Le journaliste met dans le même panier Makhradj 7 et Oum Haroun, feuilleton koweïtien, qu'il appelle les «deux jumeaux maléfiques», qui œuvrent à la normalisation avec Israël. À la longue, prédit-il, Israël finira par réclamer, et obtenir, le retour à Khaïbar, et sur les Lieux saints, notamment à La Mecque, et à exiger une part du pactole pétrolier, avec effet rétroactif. Oum Haroun raconte les aventures et la vie à Bahreïn d'une Juive docteur en médecine, dans les années quarante, c’est-à-dire avant la création de l'État israélien. Dans l'esprit de ses producteurs, il s'agissait de montrer comment Juifs et Arabes vivaient en bonne entente dans un des pays du Moyen-Orient, avant la spoliation de la Palestine. Mais les principaux concernés, à savoir les Palestiniens, n'ont pas eu le même regard. Notre confrère Mohamed Salama n'hésite pas à dire que ce feuilleton est une atteinte délibérée à une période importante pour la région arabe et pour la cause palestinienne en particulier. Oum Haroun est une image inversée des évènements, et ceux qui sont derrière son financement et sa diffusion n'ont pour objectif que de rendre service uniquement à Israël. Ce qui est sûr, c'est que les pays arabes peuvent encore rendre de signalés services à Israël, en continuant à produire des films et des séries bas de gamme, salués comme des chefs-d'œuvre.
A. H.

(1) Il y a quand même un confrère qui a encensé Al-Nihaya, et sans même s'être donné la peine de regarder au moins le 1er épisode, et c'est ce bon vieux Abd-Albari Attoine. Le super Palestinien, et hyper Arabe, ancien propriétaire du quotidien Al-Quds, cédé au Qatar, a salué Al-Nihaya, en ces termes : «Le feuilleton égyptien Al-Nihaya, qui est diffusé actuellement sur l'une des chaînes officielles égyptiennes, à l'occasion du Ramadhan, parle de la libération d'Al-Quds, et de toute la Palestine, ainsi que de la fuite des Israéliens vers leurs pays d'origine.» C'est un résumé que n'importe qui peut retrouver sur Wikipédia, et Abdelbari semble avoir cédé à cette facilité.

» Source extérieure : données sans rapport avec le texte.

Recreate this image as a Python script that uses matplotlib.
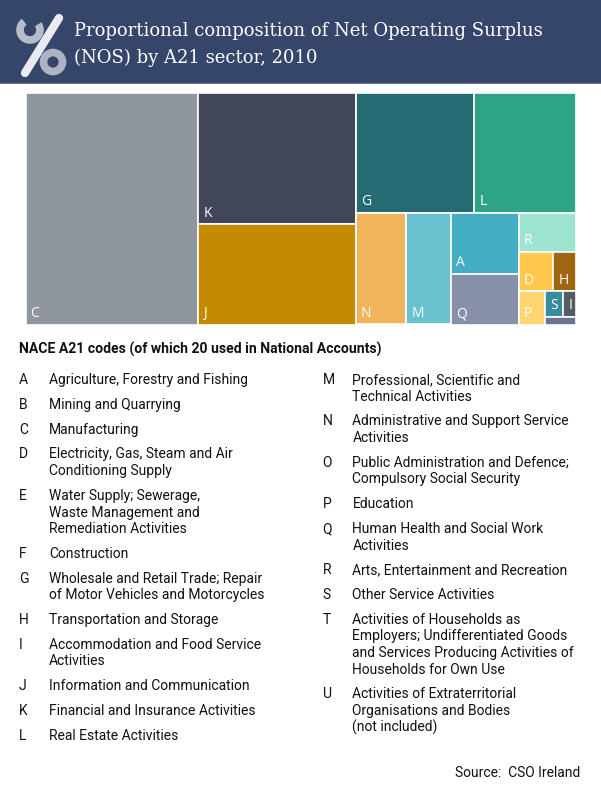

(2) De l'adaptation très orientée du roman de John Le Carré, La petite fille au tambour, à la série Fauda en cours sur Neflix, Israël a acquis une expérience et un savoir-faire indéniables en matière de valorisation de son image. Entre-temps, il y a eu le controversé Ange du Mossad censé prouver que le gendre de Nasser, Ashraf Marwane, célébré comme un héros en Égypte, était un agent double au service du Mossad israélien.